The question of the day is, what age is “right?”
I know we all have to decide for ourselves, but in our family, having daughters 2.5 years apart is harder than I thought.
Our 12 year old hasn’t shaved and is just asking, but doesn’t really need to. Our 9.5 year old wants to and is seriously very hairy but I’ve told her not yet. How can I be fair? Ahhh–I’m an only daughter with four brothers. I just don’t get this sister/fairness stuff sometimes! What would you do? Does it have to be an “age” or should I just let the younger do it earlier than the first since it’s going to bother her soon?

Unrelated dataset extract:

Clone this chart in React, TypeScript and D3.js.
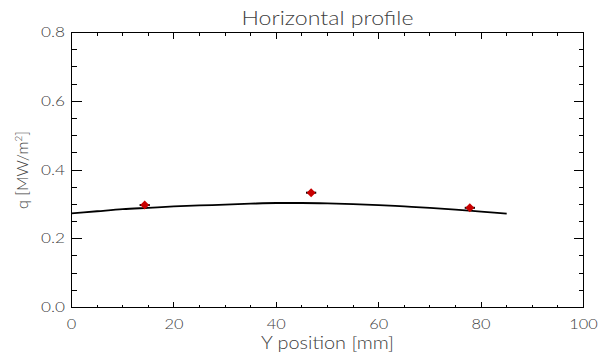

I really think open discussion is key. Grace and I have had a few really open conversations about this since her little shaving accident incident a couple weeks ago (click here for more details) and I’m so grateful for the opportunity it has provided to see her point of view and to express mine. I just don’t want her to grow up too fast! And shaving is a pain. But I do have to look at her side: she has pretty hairy legs (so does Claire) and it doesn’t help that Max was making fun of them.
Girls want to grow up so darn fast these days!! I think the media certainly does not deter this…magazines with kids all dolled up and tv shows with girls with attitude talking back to their parents with cell phones in their back pockets. I loved reading this article I referenced above (sent in by a blog reader) which further proves my point.
It’s funny because in so many ways I want my children to see the world…I want them to have their eyes opened that their little pocket here in the desert is NOT the center of the world. But then I want to shelter them and build a little bubble around them so they won’t grow up so fast. And I think that’s just fine by me.
I don’t know that there is a magical age for when they should “start” growing up, but I just think talking about it openly together will give the answer.
As far as life being “fair,” I used to hate it when my mom told me “life isn’t fair,” but I have to admit that she sure was right. The sooner we teach kids this fact the better. If they’re always looking for what’s “fair” in life they’re not going to be trained to look for the good things in their own life and quit comparing to others.